Furthermore, it is easy to find from Table 2 that GWLR model has less complexity than LR, as it has smaller BIC/MDL values. GWLR also shows a better fit of the statistics, with lower values of AICc, deviance, and higher values of pdev and AUC. Moreover, GWLR gives a more randomly distributed spatial pattern, as it has lower residual Moran’s I.

Landslide susceptibility mapping

Landslide susceptibility maps were created after obtaining the two regression models (Fig. 8). The probability of landslide occurrence, i.e., a proxy for the landslide susceptibility index values has been obtained from the regression calculation. For LR, the probability ranges from 0.0003 to 0.826, while for GWLR it ranges from 0 to 0.834. The natural breaks algorithm in ArcGIS was used to divide the probability maps into four susceptibility zones: very low, low, medium, and high. The breakpoints are: 0.114, 0.273, and 0.470 for LR, and 0.119, 0.291, and 0.477 for GWLR, respectively.

Fig. 8
figure 8

Landslide susceptibility maps produced by LR and GWLR with 7 variables

Looking at the two maps (Fig. 8), there are places where differences are subtle and there are also areas with dissimilarities. In both of the prediction models, the eastern part of the region is less susceptible to landslides, compared to the middle and southwestern parts of the regions which are highly susceptible to landslides. It should been taken into consideration that the more the distance from the effective landslide events the more the intrinsic uncertainty is to the interpolated points. Figure 8 shows that the eastern area is more uniformly depicted in GWLR technique than in LR since there are no real landslides.

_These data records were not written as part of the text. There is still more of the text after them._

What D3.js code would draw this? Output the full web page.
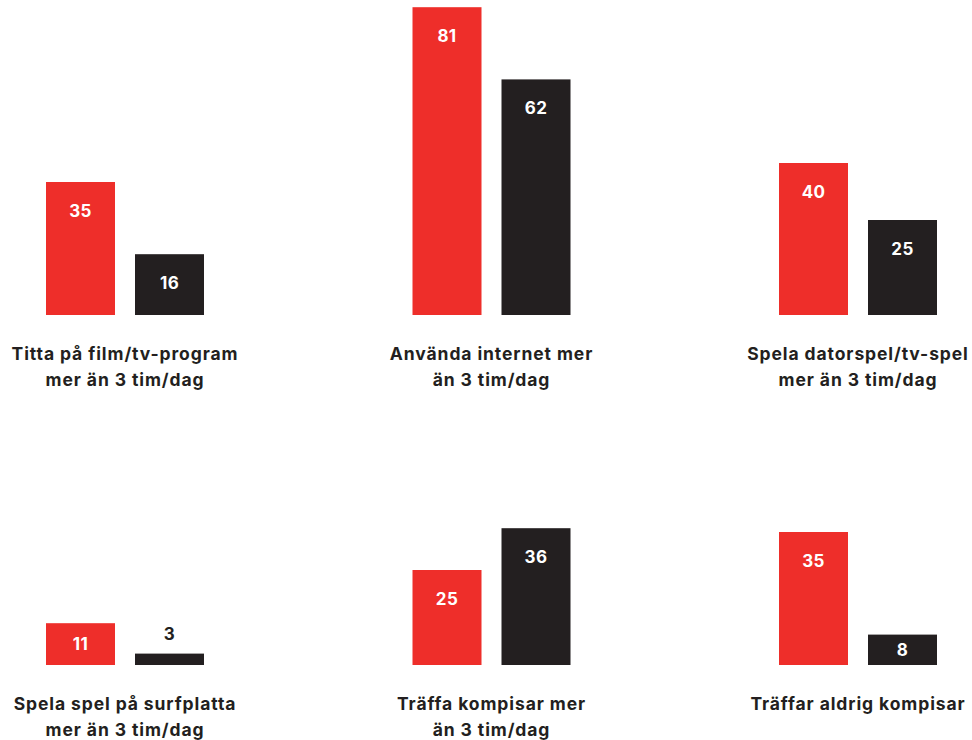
<!DOCTYPE html>
<html><head><meta charset="utf-8">
<script src="https://cdn.jsdelivr.net/npm/d3@7"></script>
<style>body{margin:0;background:#fff}svg{display:block}</style>
</head><body>
<script>
const categories = [
  ["Titta på film/tv-program", "mer än 3 tim/dag"],
  ["Använda internet mer", "än 3 tim/dag"],
  ["Spela datorspel/tv-spel", "mer än 3 tim/dag"],
  ["Spela spel på surfplatta", "mer än 3 tim/dag"],
  ["Träffa kompisar mer", "än 3 tim/dag"],
  ["Träffar aldrig kompisar"]
];
const seriesRed = [35, 81, 40, 11, 25, 35];
const seriesBlack = [16, 62, 25, 3, 36, 8];
const seriesKeys = ["red", "black"];
const colors = {red: "#ee2e2a", black: "#231f20"};

const W = 972, H = 740;
const svg = d3.select("body").append("svg").attr("width", W).attr("height", H);

const col = d3.scalePoint().domain([0,1,2]).range([125, 858]);
const row = d3.scalePoint().domain([0,1]).range([315, 665]);
const inner = d3.scaleBand().domain(seriesKeys).range([-79, 79]).paddingInner(0.2247).paddingOuter(0);
const y = d3.scaleLinear().domain([0, 100]).range([0, 380]);

const font = "Inter, 'Open Sans', sans-serif";

categories.forEach((cat, i) => {
  const g = svg.append("g").attr("transform", `translate(${col(i % 3)},${row(Math.floor(i / 3))})`);
  const vals = [{k: "red", v: seriesRed[i]}, {k: "black", v: seriesBlack[i]}];
  g.selectAll("rect").data(vals).join("rect")
    .attr("x", d => inner(d.k))
    .attr("width", inner.bandwidth())
    .attr("y", d => -y(d.v))
    .attr("height", d => y(d.v))
    .attr("fill", d => colors[d.k]);
  g.selectAll("text.val").data(vals).join("text")
    .attr("class", "val")
    .attr("x", d => inner(d.k) + inner.bandwidth() / 2)
    .attr("y", d => y(d.v) < 20 ? -y(d.v) - 14 : (y(d.v) < 50 ? -y(d.v) / 2 + 6 : -y(d.v) + 35))
    .attr("text-anchor", "middle")
    .attr("font-family", font)
    .attr("font-weight", 700)
    .attr("font-size", 17)
    .attr("letter-spacing", 0.4)
    .attr("fill", d => y(d.v) < 20 ? "#231f20" : "#fff")
    .text(d => d.v);
  const t = g.append("text")
    .attr("text-anchor", "middle")
    .attr("font-family", font)
    .attr("font-weight", 700)
    .attr("font-size", 17.5)
    .attr("letter-spacing", 0.9)
    .attr("fill", "#231f20");
  cat.forEach((line, j) => {
    t.append("tspan").attr("x", 0).attr("y", 45 + j * 25.5).text(line);
  });
});
</script>
</body></html>
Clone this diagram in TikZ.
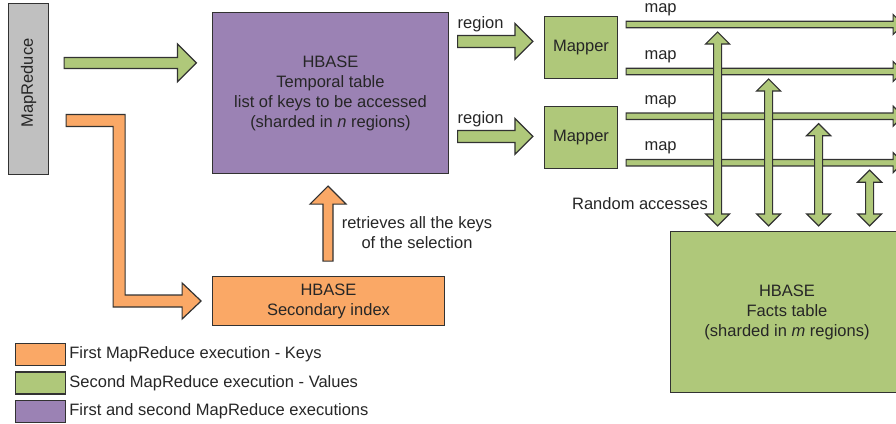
\documentclass[tikz,border=0pt]{standalone}
\usepackage{fontspec}
\setmainfont{Liberation Sans}
\usepackage{graphicx}
\usepackage{xcolor}
\definecolor{keysorange}{RGB}{250,168,102}
\definecolor{valuesgreen}{RGB}{175,200,122}
\definecolor{bothpurple}{RGB}{155,130,180}
\definecolor{jobgray}{RGB}{192,192,192}
\definecolor{edgegray}{RGB}{50,50,50}
\usepackage{tikz}
\usetikzlibrary{shapes,arrows,positioning,calc}

\newcommand{\blockarrow}[5]{%
  \draw[#1] let \p1=(#2), \p2=(#3), \n1={atan2(\y2-\y1,\x2-\x1)}, \n2={veclen(\x2-\x1,\y2-\y1)} in
    [shift={(\p1)}, rotate=\n1]
    (0pt,-#4pt) -- (\n2-#5pt,-#4pt) -- (\n2-#5pt,-#5pt) -- (\n2,0pt) -- (\n2-#5pt,#5pt) -- (\n2-#5pt,#4pt) -- (0pt,#4pt) -- cycle;}
\newcommand{\blockdblarrow}[5]{%
  \draw[#1] let \p1=(#2), \p2=(#3), \n1={atan2(\y2-\y1,\x2-\x1)}, \n2={veclen(\x2-\x1,\y2-\y1)} in
    [shift={(\p1)}, rotate=\n1]
    (0pt,0pt) -- (#5pt,-#5pt) -- (#5pt,-#4pt) -- (\n2-#5pt,-#4pt) -- (\n2-#5pt,-#5pt) -- (\n2,0pt) -- (\n2-#5pt,#5pt) -- (\n2-#5pt,#4pt) -- (#5pt,#4pt) -- (#5pt,#5pt) -- cycle;}

\begin{document}
\begin{tikzpicture}[
    x=1pt, y=-1pt,
    font=\fontsize{16.5}{20}\selectfont,
    box/.style={rectangle, draw=edgegray, line width=1.2pt, align=center, inner sep=0pt, text=black!85},
    job/.style={box, fill=jobgray, minimum width=40pt, minimum height=171pt},
    hbase/.style={box, minimum width=236pt, minimum height=161pt},
    mapper/.style={box, fill=valuesgreen, minimum width=73pt, minimum height=62pt},
    swatch/.style={rectangle, draw=edgegray, line width=1.4pt, minimum width=50pt, minimum height=22pt, inner sep=0pt},
    note/.style={inner sep=0pt, align=center, text=black!85},
    fat/.style={draw=edgegray, line width=1.2pt, line join=miter}
]
\useasboundingbox (0,0) rectangle (896,423);
\clip (0,0) rectangle (896,423);

\node[job] (mr) at (28.5,89) {\rotatebox{90}{\hspace*{12pt}MapReduce}};
\node[hbase, fill=bothpurple] (temporal) at (330.5,93) {HBASE\\Temporal table\\list of keys to be accessed\\(sharded in \textit{n} regions)};
\node[hbase, fill=keysorange, minimum width=232pt, minimum height=49pt, below=102pt of temporal.south west, anchor=north west] (secondary) {HBASE\\Secondary index};
\node[mapper] (mapper1) at (581,47.5) {Mapper};
\node[mapper, below=27pt of mapper1] (mapper2) {Mapper};
\node[hbase, fill=valuesgreen, minimum width=233pt] (facts) at (787,312) {HBASE\\Facts table\\(sharded in \textit{m} regions)};

\coordinate (valstart) at ($(mr.north east)+(15,60)$);
\coordinate (valend) at ($(valstart -| temporal.west)+(-15.5,0)$);
\blockarrow{fat, fill=valuesgreen}{valstart}{valend}{5.5}{19}

\coordinate (keysstart) at ($(mr.east)+(17,31.5)$);
\draw[fat, fill=keysorange] (keysstart) ++(0,-6) -- ++(59,0) -- ++(0,180.5) -- ++(57,0) -- ++(0,-12) -- ++(19,18) -- ++(-19,18) -- ++(0,-12) -- ++(-69,0) -- ++(0,-180.5) -- ++(-47,0) -- cycle;

\coordinate (selbot) at ($(secondary.north)+(-0.5,-15)$);
\coordinate (seltop) at ($(selbot |- temporal.south)+(0,12)$);
\blockarrow{fat, fill=keysorange}{selbot}{seltop}{5}{18}
\node[note] (sellabel) at (417,233) {retrieves all the keys\\of the selection};

\foreach \i/\dy in {1/29.5, 2/124.5} {
  \coordinate (regstart\i) at ($(temporal.north east)+(8.5,\dy)$);
  \coordinate (regend\i) at ($(regstart\i -| mapper1.west)+(-11,0)$);
  \blockarrow{fat, fill=valuesgreen}{regstart\i}{regend\i}{6}{18}
  \node[note] (reglabel\i) at ($(regstart\i)+(23,-17)$) {region};
}

\foreach \i/\m/\dy in {1/mapper1/-23, 2/mapper1/24, 3/mapper2/-21.5, 4/mapper2/25} {
  \coordinate (mapstart\i) at ($(\m.east)+(8,\dy)$);
  \coordinate (mapend\i) at ($(mapstart\i)+(277,0)$);
  \blockarrow{fat, fill=valuesgreen}{mapstart\i}{mapend\i}{3.2}{10}
  \node[note] (maplabel\i) at ($(mapstart\i)+(34.5,-14.5)$) {map};
}

\foreach \i/\dx in {1/91.5, 2/142.5, 3/192.5, 4/243.5} {
  \coordinate (acctop\i) at ($(mapstart\i)+(\dx,7.5)$);
  \coordinate (accbot\i) at ($(acctop\i |- facts.north)+(0,-5)$);
  \blockdblarrow{fat, fill=valuesgreen}{accbot\i}{acctop\i}{4}{12}
}
\node[note] (randlabel) at (640,204) {Random accesses};

\node[swatch, fill=keysorange] (legkeys) at (40.5,354.5) {};
\node[swatch, fill=valuesgreen, below=5pt of legkeys] (legvalues) {};
\node[swatch, fill=bothpurple, below=5pt of legvalues] (legboth) {};
\node[note, right=3pt of legkeys] (legkeystext) {First MapReduce execution - Keys};
\node[note, right=3pt of legvalues] (legvaluestext) {Second MapReduce execution - Values};
\node[note, right=3pt of legboth] (legbothtext) {First and second MapReduce executions};

\end{tikzpicture}
\end{document}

In contrast, the northern part is more susceptive for GWLR model, which seems more acceptable, for its adjacent to the Yangtze River.

Percentage statistics given in Table 3 show the differences between the two susceptibility maps quantitatively. It is found that 70 % of all the landslides which occurred in the study region in the past lie in the high and medium susceptibility zones in LR, comparing to 75 % that exist in the high and medium susceptibility zones in GWLR. 5 % of the past landslides lie in the very low susceptibility zone in LR, comparing to 2 % that exist in the very low susceptibility zone in GWLR. As it can be seen from the findings, the reliability of the GWLR model is relatively higher.

Table 3 Area statistics for each susceptibility zones

Conclusion

This paper implemented two logistic regression models (LR and GWLR) for LSM in the Three Gorges Reservoir area, China. The summary statistics for regression coefficients (Table 1) and the comparative results summarized (Table 2, 3) show that GWLR has less complexity and higher goodness of fit than LR. It could better reflect the importance of lithology factor and protect important factors being removed. Moreover, GWLR gives a more randomly distributed spatial pattern, as it has lower Moran’s I value of the residual error. The results reveal that GWLR provides potential advantages in LSM and sheds new light on the spatial non-stationarity of the relationship between landslide susceptibility and its influencing factors. It is worth noting that GWLR parameters are specific to the area under study, but the general methodology is “general,” since it is reproducible to any geographical context.